I started this blog so that I would have somewhere to put my old ideas. And I hoped in doing this my creative juices would start flowing. And then! I would see that my work was being looked at by someone and I would feel obligated to share more current ideas. This was all going to work perfectly. And naturally, it has. I’m organizing my studio. I’m readying myself for the creative burst. But I didn’t take into account the meditative state I get into when I am lying perfectly still for up to – if not over- an hour to get my toddler to sleep every night. And in that incredible state of being, interrupted by my own shushing response and phoney threats of abandonment to the singing of songs my two-year-old likes to yell. I come up with brilliant idea after brilliant idea. And each idea is perfectly worded and I don’t have to use any thesaurus to look up a better word for ‘perfect’ or ‘word’. It just comes to me. And I love myself. And life is good.

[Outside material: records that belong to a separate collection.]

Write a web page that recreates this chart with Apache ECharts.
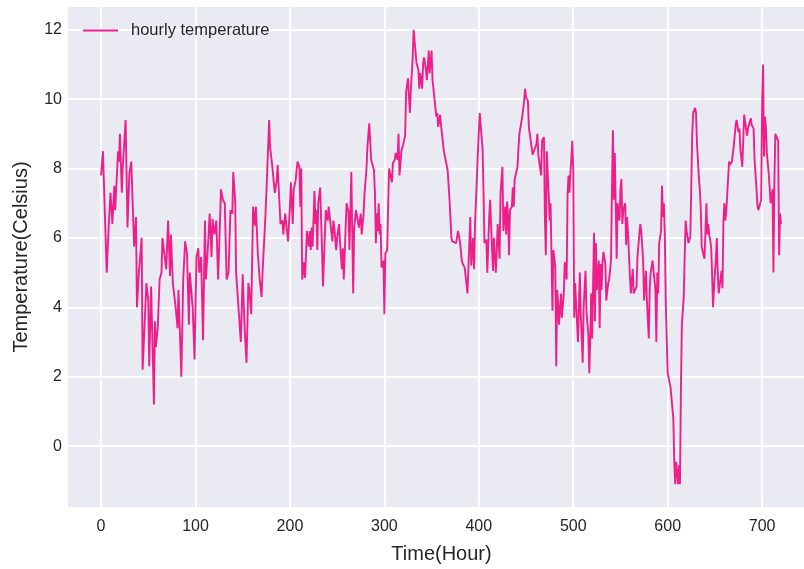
<!DOCTYPE html>
<html>
<head>
<meta charset="utf-8">
<title>Hourly temperature</title>
<script src="https://cdn.jsdelivr.net/npm/echarts@6/dist/echarts.min.js"></script>
<style>
  html, body { margin: 0; padding: 0; background: #ffffff; }
  #chart { width: 804px; height: 569px; overflow: hidden; }
</style>
</head>
<body>
<div id="chart"></div>
<script>
// Hour index of each reading (rows of ten line up with temps below)
const hours = [
  0,2,6,8,10,12,14,15,18,19,
  20,22,23,26,28,30,32,35,37,38,
  40,43,44,48,50,51,53,56,57,58,
  60,62,64,65,67,69,71,73,74,76,
  79,81,82,85,87,89,91,93,94,97,
  99,101,103,104,106,108,110,111,113,115,
  117,118,120,122,124,127,129,131,133,135,
  137,139,140,142,143,145,148,150,152,154,
  156,157,159,161,163,164,166,168,170,171,
  174,176,178,179,181,182,184,186,187,188,
  190,192,193,195,196,198,200,201,203,204,
  206,208,210,211,212,213,
  215,216,218,220,221,222,223,224,226,227,
  228,229,230,232,234,235,237,238,240,241,
  243,245,246,247,249,250,252,253,255,256,
  257,259,260,262,263,265,267,268,270,272,
  273,275,276,278,279,281,282,284,286,287,
  289,290,291,292,293,294,295,296,297,299,
  300,301,303,304,305,306,308,309,311,312,
  314,315,316,
  318,320,322,323,325,327,328,330,331,333,
  334,336,337,338,340,341,342,344,345,347,
  348,350,351,353,355,356,357,359,360,362,
  363,365,367,369,371,372,374,376,377,378,
  380,382,383,385,386,388,389,391,392,394,
  395,396,398,399,401,404,405,406,408,409,
  411,412,413,415,416,418,419,420,422,423,
  425,426,
  428,429,430,431,432,433,435,436,437,438,
  440,441,442,443,445,446,448,449,450,452,
  453,455,457,458,459,461,462,463,465,466,
  467,469,470,471,472,474,475,476,478,479,
  481,482,483,484,485,487,488,490,491,493,
  494,495,496,497,499,500,501,502,504,505,
  507,508,510,511,513,514,516,517,518,519,
  520,522,523,524,525,527,528,
  529,530,531,532,534,535,537,538,540,541,
  542,543,544,546,547,549,550,551,552,553,
  555,556,557,558,560,561,563,564,565,567,
  568,570,571,572,574,575,577,578,580,581,
  582,584,585,587,588,589,590,591,593,594,
  595,596,597,598,600,601,603,604,606,607,
  608,609,611,612,613,614,615,617,618,619,
  620,622,623,624,626,627,629,630,631,633,
  634,635,636,638,639,641,642,643,644,646,
  647,648,650,651,652,653,654,656,657,658,
  659,660,661,662,663,665,666,668,670,671,
  672,673,675,676,677,679,680,681,682,684,
  685,687,688,689,691,692,694,695,696,698,
  699,700,701,702,703,704,705,707,708,709,
  711,712,713,714,716,717,718,719,720
];

// Temperature in degrees Celsius at each hour above
const temps = [
  7.8,8.5,5.0,6.3,7.3,6.4,7.5,6.8,8.5,8.2,
  9.0,7.3,8.05,9.4,6.3,7.85,8.2,5.75,6.6,4.0,
  4.97,6.0,2.2,4.7,4.2,2.3,4.6,1.2,3.6,2.85,
  3.4,4.8,5.0,6.0,6.05,5.1,6.5,4.9,6.1,4.7,
  4.0,3.4,4.5,2.0,4.8,5.9,5.55,3.5,5.0,4.0,
  2.5,5.45,5.7,5.0,5.45,3.05,6.5,4.8,5.65,6.7,
  5.45,6.55,6.1,6.5,4.8,7.4,7.1,7.0,4.8,5.0,
  6.8,6.7,7.9,7.1,5.0,4.95,3.0,4.95,3.4,2.4,
  4.7,4.5,3.8,6.9,6.35,6.9,5.55,4.8,4.3,5.0,
  6.6,7.95,9.4,8.6,8.15,8.1,7.3,7.65,8.1,7.5,
  6.4,6.5,6.1,6.7,6.65,5.9,6.9,7.6,6.4,7.4,
  7.65,8.2,8.05,6.9,8.0,4.8,
  5.3,4.85,6.2,5.75,6.2,5.65,6.3,5.75,7.35,6.4,
  6.8,5.65,7.0,7.45,5.65,4.6,6.1,6.8,6.5,6.9,
  6.9,5.9,6.5,6.3,5.65,6.0,6.4,5.9,5.1,5.7,
  4.8,6.3,7.0,6.75,5.65,7.9,4.4,6.3,6.8,6.8,
  6.3,6.7,6.1,6.7,7.3,7.95,8.6,9.3,8.25,8.15,
  7.95,7.3,5.85,6.7,6.2,7.0,6.1,6.4,5.15,5.35,
  3.8,5.55,5.65,6.9,8.0,8.0,7.6,8.15,8.25,8.45,
  8.25,9.0,7.8,
  8.5,8.7,8.95,10.2,10.6,9.6,10.25,11.2,12.0,12.0,
  11.05,10.85,10.3,10.75,10.3,11.0,11.2,10.85,10.55,11.4,
  10.75,11.4,10.55,10.6,9.5,9.6,9.2,9.55,9.25,9.3,
  8.5,8.45,7.95,7.1,6.0,5.9,5.95,5.85,5.9,6.2,
  5.9,5.35,5.25,5.15,5.2,4.4,5.15,6.6,5.2,6.0,
  5.1,6.4,7.75,8.45,9.6,8.55,7.3,5.85,5.95,5.0,
  6.6,7.1,6.4,5.05,6.0,5.0,5.65,6.4,5.4,7.3,
  8.05,6.2,
  6.9,6.1,7.05,6.6,5.5,6.8,6.9,7.45,6.9,7.7,
  7.75,8.05,8.6,9.0,9.05,9.5,9.95,10.3,10.05,9.95,
  9.2,8.8,8.4,8.45,8.35,8.7,9.0,8.4,8.45,7.8,
  8.8,8.9,6.6,5.5,8.5,7.25,6.5,7.0,3.9,5.65,
  5.15,2.3,4.5,4.1,3.5,4.4,3.7,4.4,5.3,4.8,
  7.25,7.8,7.3,7.85,8.8,7.95,3.7,4.7,4.65,3.0,
  5.0,3.8,2.4,4.0,5.05,3.9,3.2,2.1,3.1,4.4,
  3.1,6.15,3.6,5.85,4.5,5.35,3.4,
  5.25,4.5,5.3,5.6,5.25,4.2,4.7,4.8,5.35,7.4,
  9.1,7.1,8.45,5.4,7.0,6.5,7.4,7.7,6.4,6.8,
  7.0,5.8,6.6,6.15,4.9,4.4,5.1,4.4,4.4,4.6,
  5.45,6.1,6.4,6.2,5.35,4.2,5.05,4.2,3.1,4.55,
  5.0,5.35,5.4,4.5,3.0,5.0,4.4,5.85,6.2,7.5,
  6.6,7.0,6.05,4.1,2.1,2.05,1.7,1.65,0.8,-0.5,
  -1.1,-0.45,-1.1,-0.55,-1.1,1.6,3.5,4.3,5.45,6.5,
  6.2,5.85,5.8,6.05,9.0,9.6,9.75,9.6,8.75,7.75,
  7.4,6.9,5.75,5.5,5.4,7.0,6.1,6.4,6.1,5.75,
  5.0,4.0,5.0,5.35,6.0,5.0,4.4,4.45,5.05,4.55,
  6.45,7.0,6.5,6.75,6.8,8.2,8.1,8.2,8.65,8.6,
  9.25,9.4,9.05,9.15,8.55,8.05,8.8,9.55,9.5,8.95,
  9.15,9.35,9.45,9.25,9.15,8.25,7.45,6.95,6.8,6.75,
  7.1,9.8,11.0,8.35,9.5,9.2,8.45,7.85,7.45,7.0,
  7.4,5.0,7.65,9.0,9.0,8.8,5.5,6.7,6.4
];

// Tick positions on each axis
const xTicks = [0, 100, 200, 300, 400, 500, 600, 700];
const yTicks = [0, 2, 4, 6, 8, 10, 12];

const seriesName = 'hourly temperature';
const lineColor = '#ee1f8b';
const textColor = '#262626';
const fontFamily = '"Liberation Sans", Arial, Helvetica, sans-serif';

const points = hours.map((h, i) => [h, temps[i]]);

const chart = echarts.init(document.getElementById('chart'), null, { renderer: 'canvas' });

chart.setOption({
  animation: false,
  backgroundColor: '#ffffff',
  textStyle: { fontFamily: fontFamily },
  // the plotting area runs a little past the right edge of the canvas
  grid: {
    left: 68,
    top: 7,
    width: 747,
    bottom: 62,
    show: true,
    backgroundColor: '#EAEAF2',
    borderWidth: 0,
    containLabel: false,
    outerBoundsMode: 'none'
  },
  legend: {
    data: [{ name: seriesName, icon: 'rect' }],
    left: 83,
    top: 22,
    padding: 0,
    itemWidth: 35,
    itemHeight: 2,
    itemStyle: { color: lineColor },
    textStyle: {
      fontSize: 16.5,
      color: textColor,
      fontFamily: fontFamily,
      padding: [0, 0, 0, 8]
    }
  },
  xAxis: {
    type: 'value',
    min: -35,
    max: 756,
    name: 'Time(Hour)',
    nameLocation: 'middle',
    nameGap: 37,
    nameTextStyle: { fontSize: 20, color: textColor, fontFamily: fontFamily },
    axisLine: { show: false },
    axisTick: { show: false, customValues: xTicks },
    axisLabel: {
      customValues: xTicks,
      fontSize: 16,
      color: textColor,
      margin: 12,
      fontFamily: fontFamily
    },
    splitLine: { show: true, lineStyle: { color: '#ffffff', width: 1.8 } }
  },
  yAxis: {
    type: 'value',
    min: -1.755,
    max: 12.655,
    name: 'Temperature(Celsius)',
    nameLocation: 'middle',
    nameGap: 37,
    nameTextStyle: { fontSize: 20, color: textColor, fontFamily: fontFamily },
    axisLine: { show: false },
    axisTick: { show: false, customValues: yTicks },
    axisLabel: {
      customValues: yTicks,
      fontSize: 16,
      color: textColor,
      margin: 6,
      fontFamily: fontFamily
    },
    splitLine: { show: true, lineStyle: { color: '#ffffff', width: 1.8 } }
  },
  series: [{
    name: seriesName,
    type: 'line',
    data: points,
    symbol: 'none',
    showSymbol: false,
    clip: true,
    lineStyle: { color: lineColor, width: 1.9 },
    itemStyle: { color: lineColor }
  }]
});
</script>
</body>
</html>
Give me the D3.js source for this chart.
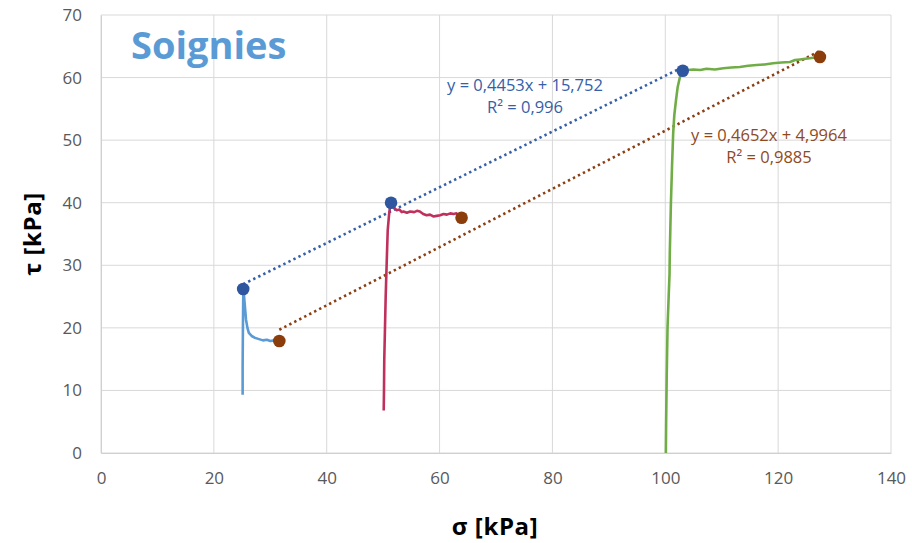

And then, I wait until the kid crashes and I have forgotten every single thing. Sometimes, I haven’t just forgotten the brilliant wording but the topic itself is gonzo. Gone with the mother fucking wind of a two-year-old laughing and spitting herself to sleep.
So I toddle into one of her brothers’ rooms and continue the ‘get to bed’ ritual with as much love and affection as I can possibly muster.
These deep breaths are getting me nowhere.
I miss myself.
Can someone put my kids to bed for me tonight? Please.